Over the past summer I was lucky enough to land a mechanical engineering internship and I would like to share some helpful tid-bits that I learned while working there. The following post will outline some things that I did well or what I would have done differently.
Being proactive is the biggest thing that both my mentor and I wish I had done more of. In the “real world” your job isn’t perfectly outlined for you on some class syllabus and rarely is there ever only one correct answer. My internship required a lot individual and teamwork such as figuring out what questions to ask, figuring out whom to ask, and then asking them. During my evaluation my mentor said that it felt like I was always waiting to be told the next step. A common saying among professional engineers is “Nobody knows everything.” This means you have to seek out those know what you don’t know and ask them. I recommend putting a lot of focus into taking initiative when working as an intern. You’re going to make mistakes, and being proactive is what really defines you as an effective worker.

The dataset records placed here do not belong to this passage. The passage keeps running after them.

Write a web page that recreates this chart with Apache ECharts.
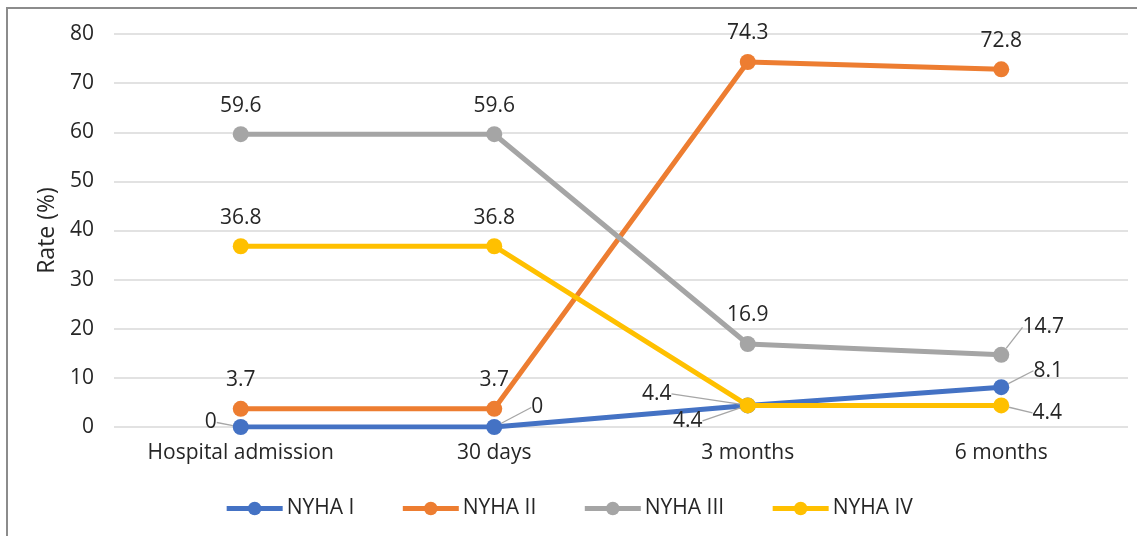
<!DOCTYPE html>
<html>
<head>
<meta charset="utf-8">
<script src="https://cdn.jsdelivr.net/npm/echarts@6/dist/echarts.min.js"></script>
<style>
  html, body { margin: 0; padding: 0; background: #fff; }
  #chart { width: 1137px; height: 536px; }
</style>
</head>
<body>
<div id="chart"></div>
<script>
// Follow-up time points
const categories = ['Hospital admission', '30 days', '3 months', '6 months'];

// NYHA class distribution (%) at each time point
const nyhaI   = [0, 0, 4.4, 8.1];
const nyhaII  = [3.7, 3.7, 74.3, 72.8];
const nyhaIII = [59.6, 59.6, 16.9, 14.7];
const nyhaIV  = [36.8, 36.8, 4.4, 4.4];

const seriesNames = ['NYHA I', 'NYHA II', 'NYHA III', 'NYHA IV'];
const seriesData = [nyhaI, nyhaII, nyhaIII, nyhaIV];
const colors = ['#4472C4', '#ED7D31', '#A5A5A5', '#FFC000'];

// Y axis ticks
const yMin = 0, yMax = 80, yStep = 10;

const FONT = '"Open Sans", "Noto Sans", sans-serif';
const TEXT = '#262626';
const FS = 21;

// Labels moved off their default "above the point" spot, drawn with a guide line
// key "seriesIndex-dataIndex" -> [dx, dy]
const labelShift = {
  '0-0': [-30, 24],
  '0-1': [43, 9],
  '0-2': [-91, 17],
  '0-3': [47, 12],
  '2-3': [42, 1],
  '3-2': [-60, 44],
  '3-3': [46, 36]
};

const chart = echarts.init(document.getElementById('chart'), null, { renderer: 'canvas' });

const series = seriesNames.map((name, s) => ({
  name,
  type: 'line',
  data: seriesData[s].map((v, i) => ({
    value: v,
    labelLine: { show: !!labelShift[s + '-' + i] }
  })),
  symbol: 'circle',
  symbolSize: 16,
  z: 2 + s,
  lineStyle: { width: 5, color: colors[s] },
  itemStyle: { color: colors[s] },
  label: {
    show: true,
    position: 'top',
    distance: 10,
    fontSize: FS,
    fontFamily: FONT,
    color: TEXT
  },
  labelLine: {
    show: false,
    lineStyle: { color: '#A6A6A6', width: 1.3 }
  },
  labelLayout: function (p) {
    const d = labelShift[p.seriesIndex + '-' + p.dataIndex];
    return d ? { dx: d[0], dy: d[1] } : {};
  },
  emphasis: { disabled: true },
  animation: false
}));

chart.setOption({
  animation: false,
  color: colors,
  textStyle: { fontFamily: FONT },
  grid: { left: 114, right: 9, top: 34, bottom: 109, containLabel: false },
  graphic: [{
    type: 'polyline',
    shape: { points: [[7, 536], [7, 8], [1137, 8]] },
    style: { stroke: '#8C8C8C', lineWidth: 2, fill: null },
    silent: true
  }],
  xAxis: {
    type: 'category',
    data: categories,
    boundaryGap: true,
    axisLine: { show: false },
    axisTick: { show: false },
    axisLabel: { fontSize: FS, color: TEXT, margin: 16, fontFamily: FONT }
  },
  yAxis: {
    type: 'value',
    min: yMin,
    max: yMax,
    interval: yStep,
    name: 'Rate (%)',
    nameLocation: 'middle',
    nameGap: 54,
    nameTextStyle: { fontSize: 23, color: TEXT, fontFamily: FONT },
    axisLine: { show: false },
    axisTick: { show: false },
    axisLabel: { fontSize: FS, color: TEXT, margin: 20, fontFamily: FONT },
    splitLine: { lineStyle: { color: '#D9D9D9', width: 1.5 } }
  },
  legend: {
    data: seriesNames,
    bottom: 12,
    left: 'center',
    itemWidth: 56,
    itemHeight: 17,
    itemGap: 46,
    lineStyle: { width: 5 },
    textStyle: { fontSize: FS, color: TEXT, fontFamily: FONT, padding: [0, 0, 0, -1] }
  },
  series
});
</script>
</body>
</html>
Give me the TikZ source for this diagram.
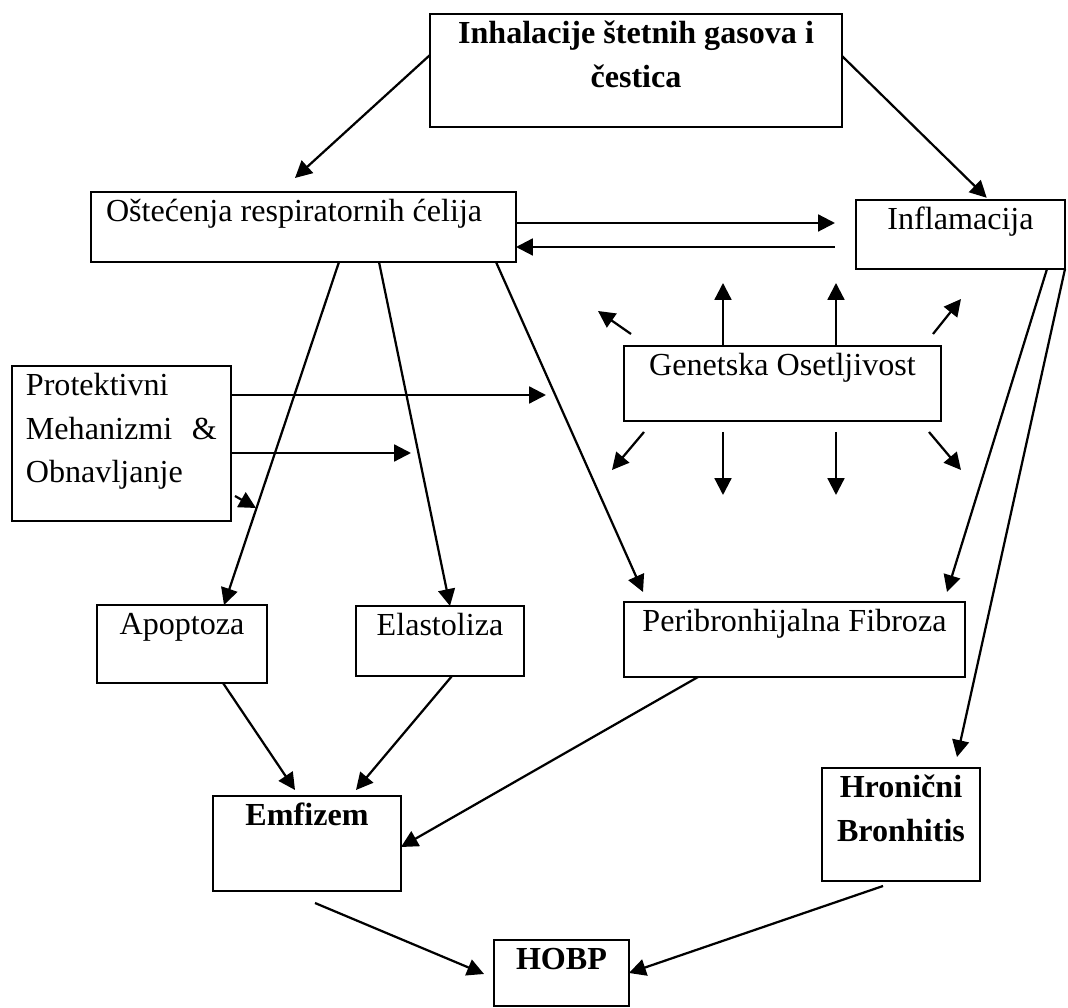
\documentclass[tikz,border=0pt]{standalone}
\usepackage{fontspec}
\setmainfont{Liberation Serif}
\usetikzlibrary{arrows.meta}

\tikzstyle{tbox}=[draw, line width=0.9pt, inner sep=0pt, outer sep=0pt]
\tikzstyle{link}=[->, line width=0.85pt]

% box text: width, height, text set from the top
\newcommand{\txtbox}[4][\centering]{\parbox[c][#3][t]{#2}{#1\rule{0pt}{11.4pt}#4}}

\begin{document}
\begin{tikzpicture}[x=0.38pt, y=-0.38pt, >={Triangle[length=6.4pt,width=6.4pt]},
  every node/.style={font=\fontsize{12.2pt}{16.5pt}\selectfont}]
  \useasboundingbox (0,0) rectangle (1068,1008);

  %% Boxes
  \draw (636,70.5) node[tbox] (inhal) {\txtbox{156.56pt}{42.94pt}{\bfseries Inhalacije štetnih gasova i\\čestica}};
  \draw (303.5,227) node[tbox] (ost) {\txtbox[\raggedright\leftskip=5.7pt]{161.5pt}{26.6pt}{Oštećenja respiratornih ćelija}};
  \draw (960.5,234.5) node[tbox] (infl) {\txtbox{79.4pt}{26.22pt}{Inflamacija}};
  \draw (782.5,383.5) node[tbox] (gen) {\txtbox{120.46pt}{28.5pt}{Genetska Osetljivost}};
  \draw (121.5,443.5) node[tbox] (prot) {\txtbox[\raggedright\leftskip=5.3pt]{83.22pt}{58.9pt}{Protektivni\\Mehanizmi\hspace{7.5pt}\&\\Obnavljanje}};
  \draw (182,644) node[tbox] (apop) {\txtbox{64.6pt}{29.64pt}{Apoptoza}};
  \draw (440,641) node[tbox] (elast) {\txtbox{63.84pt}{26.6pt}{Elastoliza}};
  \draw (794.5,639.5) node[tbox] (peri) {\txtbox{129.58pt}{28.5pt}{Peribronhijalna Fibroza}};
  \draw (307,843.5) node[tbox] (emf) {\txtbox{71.44pt}{36.1pt}{\bfseries Emfizem}};
  \draw (901,824.5) node[tbox] (hron) {\txtbox{60.04pt}{42.94pt}{\bfseries Hronični\\Bronhitis}};
  \draw (561.5,973) node[tbox] (hobp) {\txtbox{51.3pt}{25.08pt}{\bfseries HOBP}};

  %% Free ends
  \coordinate (ostIn) at (295,178);
  \coordinate (perIn1) at (643,592);
  \coordinate (perIn2) at (947,592);
  \coordinate (hronIn) at (957,757);
  \coordinate (emfIn1) at (295,790);
  \coordinate (emfIn2) at (356,790);
  \coordinate (emfOut) at (315,903);
  \coordinate (hronOut) at (883,886);
  \coordinate (hobpIn) at (484,974);

  %% Inhalation
  \draw[link] (inhal.west |- 0,55) -- (ostIn);
  \draw[link, shorten >=1.2pt] (inhal.east |- 0,56) -- (infl.north -| 989,0);
  \draw[link, shorten >=8pt] (ost.east |- 0,223) -- (infl.west |- 0,223);
  \draw[link, shorten <=8pt] (infl.west |- 0,247) -- (ost.east |- 0,247);

  %% Damage
  \draw[link] (ost.south -| 339,0) -- (apop.north -| 224,0);
  \draw[link] (ost.south -| 379,0) -- (elast.north -| 450,0);
  \draw[link] (ost.south -| 496,0) -- (perIn1);
  \draw[link] (infl.south -| 1047,0) -- (perIn2);
  \draw[link] (infl.south -| 1065,0) -- (hronIn);

  %% Protective
  \coordinate (protT1) at (546,395);
  \coordinate (protT2) at (411,453);
  \coordinate (protT3) at (256,508);
  \draw[link] (prot.east |- 0,395) -- (protT1);
  \draw[link] (prot.east |- 0,453) -- (protT2);
  \draw[link] (235,496) -- (protT3);

  %% Genetic
  \draw[link] (gen.north -| 723,0) -- (723,283);
  \draw[link] (gen.north -| 836,0) -- (836,283);
  \draw[link] (631,334) -- (598,311);
  \draw[link] (933,334) -- (961,299);
  \draw[link] (644,432) -- (612,470);
  \draw[link] (723,432) -- (723,495);
  \draw[link] (836,432) -- (836,495);
  \draw[link] (929,432) -- (961,470);

  %% Outcome
  \draw[link] (apop.south -| 223,0) -- (emfIn1);
  \draw[link] (elast.south -| 452,0) -- (emfIn2);
  \draw[link] (peri.south -| 698,0) -- (emf.east |- 0,847);
  \draw[link] (emfOut) -- (hobpIn);
  \draw[link] (hronOut) -- (hobp.east |- 0,973);
\end{tikzpicture}
\end{document}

Building relationships with your co-workers is sometimes overlooked as important in an internship. During my internship I felt like I communicated well with a handful of people, but there were other people within arms reach that I hardly ever spoke to. I definitely wish I had talked to more people because you never know when networking will payoff. Your working personality and relationships play a huge role in your success as an employee. Even during an interview, a lot of employers are checking to see if you are someone they would like to talk to every day, five days a week.
LEARN FROM YOUR MISTAKES
Making the same mistake over and over can be incredibly frustrating to your supervisor. You should of course try to avoid mistakes whenever possible, but we’re all human so mistakes are bound to happen. When the same mistake happens again, there’s really no excuse. Learning from mistakes is something that I felt like I did fairly well during my internship. There were many times when I stumbled, but I always put a lot of effort into doing better the second time. I felt like this was recognized and appreciated by my supervisor. Not only will learning from your mistakes please your supervisor, it will also help you grow in your career. Both the successes and mishaps during my internship have made me much more prepared for my next experience.
Although these concepts may be fairly obvious to most people, I hope my experience has reminded you to keep them in mind whenever and wherever you work.